En esta etapa, Ullate encargó escenografías a otros artistas. Así, uno de sus primeros colaboradores fue Freddy Gerlache, asistente de iluminación en el Ballet du XXe Siècle y otros grupos de danza y teatro hasta 1979, cuando se trasladó a España para convertirse en el director técnico de la compañía estatal. Aunque Gerlache estuvo al cuidado del diseño de luces de un gran número de obras, en los primeros años ochenta se ocupó también de la plástica de Rapsodia portuguesa (1981), un ballet con música de Ernesto Halffter, así como de Suite de Haydn (1982), ambos con figurinismo de Rosa Barrenechea.

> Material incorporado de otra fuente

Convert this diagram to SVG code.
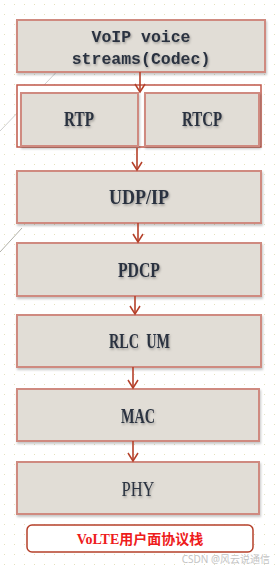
<svg xmlns="http://www.w3.org/2000/svg" width="275" height="571" viewBox="0 0 275 571">
<defs>
<pattern id="dots" width="10" height="10" patternUnits="userSpaceOnUse">
<rect x="4" y="4" width="1" height="1" fill="#e8e2b8"/>
</pattern>
<filter id="sh" x="-5%" y="-10%" width="115%" height="130%">
<feDropShadow dx="1" dy="2" stdDeviation="1.2" flood-color="#000" flood-opacity="0.22"/>
</filter>
<filter id="tsh" x="-10%" y="-20%" width="130%" height="150%">
<feDropShadow dx="1" dy="1.5" stdDeviation="0.8" flood-color="#000" flood-opacity="0.3"/>
</filter>
<marker id="arr" markerWidth="12" markerHeight="12" refX="10" refY="6" orient="auto" markerUnits="userSpaceOnUse" viewBox="0 0 12 12">
<path d="M2,1 L10,6 L2,11" fill="none" stroke="#b5402a" stroke-width="1.5"/>
</marker>
<style>
.box{fill:#e1ddd6;stroke:#cf8a80;stroke-width:2;filter:url(#sh)}
.lbl{font-family:"Liberation Serif","DejaVu Serif",serif;font-size:20px;font-weight:bold;fill:#2b3340;text-anchor:middle;filter:url(#tsh)}
.mono{font-family:"Liberation Mono","DejaVu Sans Mono",monospace;font-size:16.5px;font-weight:bold;fill:#2b3340;text-anchor:middle;filter:url(#tsh)}
.conn{stroke:#b5402a;stroke-width:1.6;fill:none;marker-end:url(#arr)}
</style>
</defs>
<rect width="275" height="571" fill="#ffffff"/>
<rect width="275" height="571" fill="url(#dots)"/>
<line x1="0" y1="131" x2="68" y2="60" stroke="#cfcfcf" stroke-width="1"/>
<line x1="0" y1="252" x2="22" y2="228" stroke="#b0b0a8" stroke-width="1"/>

<g id="voip">
<rect class="box" x="17" y="20" width="248" height="52"/>
<text class="mono" x="141" y="42">VoIP voice</text>
<text class="mono" x="141" y="64">streams(Codec)</text>
</g>
<g id="rtp-group">
<rect x="17" y="85" width="244" height="62" fill="#ffffff" stroke="#c0584a" stroke-width="1.5"/>
</g>
<g id="rtp">
<rect class="box" x="21" y="93" width="117" height="53"/>
<text class="lbl" x="79" y="126" textLength="30" lengthAdjust="spacingAndGlyphs">RTP</text>
</g>
<g id="rtcp">
<rect class="box" x="145" y="93" width="114" height="53"/>
<text class="lbl" x="202" y="126" textLength="40" lengthAdjust="spacingAndGlyphs">RTCP</text>
</g>
<g id="udpip">
<rect class="box" x="17" y="171" width="244" height="52"/>
<text class="lbl" x="139" y="204" textLength="60" lengthAdjust="spacingAndGlyphs">UDP/IP</text>
</g>
<g id="pdcp">
<rect class="box" x="17" y="243" width="244" height="53"/>
<text class="lbl" x="139" y="277" textLength="42" lengthAdjust="spacingAndGlyphs">PDCP</text>
</g>
<g id="rlcum">
<rect class="box" x="17" y="315" width="244" height="52"/>
<text class="lbl" x="139.5" y="348" textLength="61" lengthAdjust="spacingAndGlyphs" xml:space="preserve">RLC  UM</text>
</g>
<g id="mac">
<rect class="box" x="17" y="389" width="242" height="52"/>
<text class="lbl" x="138" y="423" textLength="34" lengthAdjust="spacingAndGlyphs">MAC</text>
</g>
<g id="phy">
<rect class="box" x="17" y="462" width="242" height="52"/>
<text class="lbl" x="138" y="496" textLength="33" lengthAdjust="spacingAndGlyphs" style="font-size:22px;font-weight:normal">PHY</text>
</g>
<g id="caption">
<rect x="27" y="525" width="226" height="27" rx="5" fill="#ffffff" stroke="#b5402a" stroke-width="1.5"/>
<text x="140" y="544" text-anchor="middle" font-family="'Liberation Serif','Noto Sans CJK SC',serif" font-size="14" font-weight="bold" fill="#ee1c1c">VoLTE用户面协议栈</text>
</g>
<g id="connectors">
<line class="conn" x1="140" y1="72" x2="140" y2="92"/>
<line class="conn" x1="137" y1="148" x2="137" y2="170"/>
<line class="conn" x1="138" y1="223" x2="138" y2="242"/>
<line class="conn" x1="135" y1="296" x2="135" y2="314"/>
<line class="conn" x1="133" y1="367" x2="133" y2="388"/>
<line class="conn" x1="133" y1="441" x2="133" y2="461"/>
</g>
<text x="270" y="563" text-anchor="end" font-family="'Noto Sans','Noto Sans CJK SC',sans-serif" font-size="10" fill="#c4c4c4">CSDN @风云说通信</text>
</svg>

Otra de las propuestas más interesantes fue la del artista valenciano Vicente Peris, escenógrafo elegido para Metamorfosis (1980), una coreografía de Ullate sobre partitura de Ralph McDonald que poco después –tras su presentación en Nerja– pasaría a denominarse Fantasía coreográfica en la Cueva de Nerja (Metamorfosis). Peris es un pintor multifacético, interesado por la escena, la moda, el vídeo y la fotografía: “Para mí todo es plástica. La plástica está en todo. He aprendido mucho de la música, del teatro, del ballet” (Alberola, 2013). Sus obras de gran formato tenían una continuación lógica en las posibilidades ofrecidas por el escenario. La idea de la metamorfosis se desarrollaba a partir de la conjunción entre la tierra y el agua, un conjunto que no llegó a convencer a la crítica, que calificó la obra como “sin duda el más flojo de los montajes” de aquel programa (Doménech, 1980).

En suma, la primera etapa de la compañía había demostrado la intención de integrarse en las corrientes contemporáneas de una danza internacional, una labor que continuaría con modificaciones a partir de febrero de 1983, tras el nombramiento de María de Ávila como directora del Ballet Nacional de España y la dimisión de Ullate como director del Ballet Clásico Nacional. La tarea del coreógrafo aragonés no había sido sencilla, pues la creación de una compañía de danza requiere de sus tiempos para formar no sólo a los bailarines, sino también a un público que no había visto apenas danza clásica y contemporánea en España. A ello se sumó la complejidad de un periodo lleno de ilusión, que sentaba las bases de la nueva cultura democrática. Esto a veces produjo cierta ambigüedad e indeterminación tras la práctica de la tabula rasa en términos de repertorio, identidad y estética, frente a las cuales se contrapusieron nuevas perspectivas desarrolladas en los años siguientes.



4 Para la realización de esta investigación ha sido de gran ayuda el uso de la web del Centro de Documentación de Música y Danza, INAEM, Ministerio de Educación, Cultura y Deporte (Centro de Documentación de Música y Danza) dedicada a la primera etapa de la trayectoria del Ballet: Compañía Nacional de Danza 1979-1990, elaborada por Sabine Albiach Sträuber para el Conservatorio Superior de Danza de Valencia – Instituto Superior de Enseñanzas Artísticas de la Comunitat Valenciana ISEACV. http://musicadanza.es  (Consulta: 30/11/2013).

5 Las fechas entre paréntesis tras los títulos de las obras indican el estreno por la Compañía Nacional de Danza y no su estreno absoluto, que sólo se especifica en algunos casos.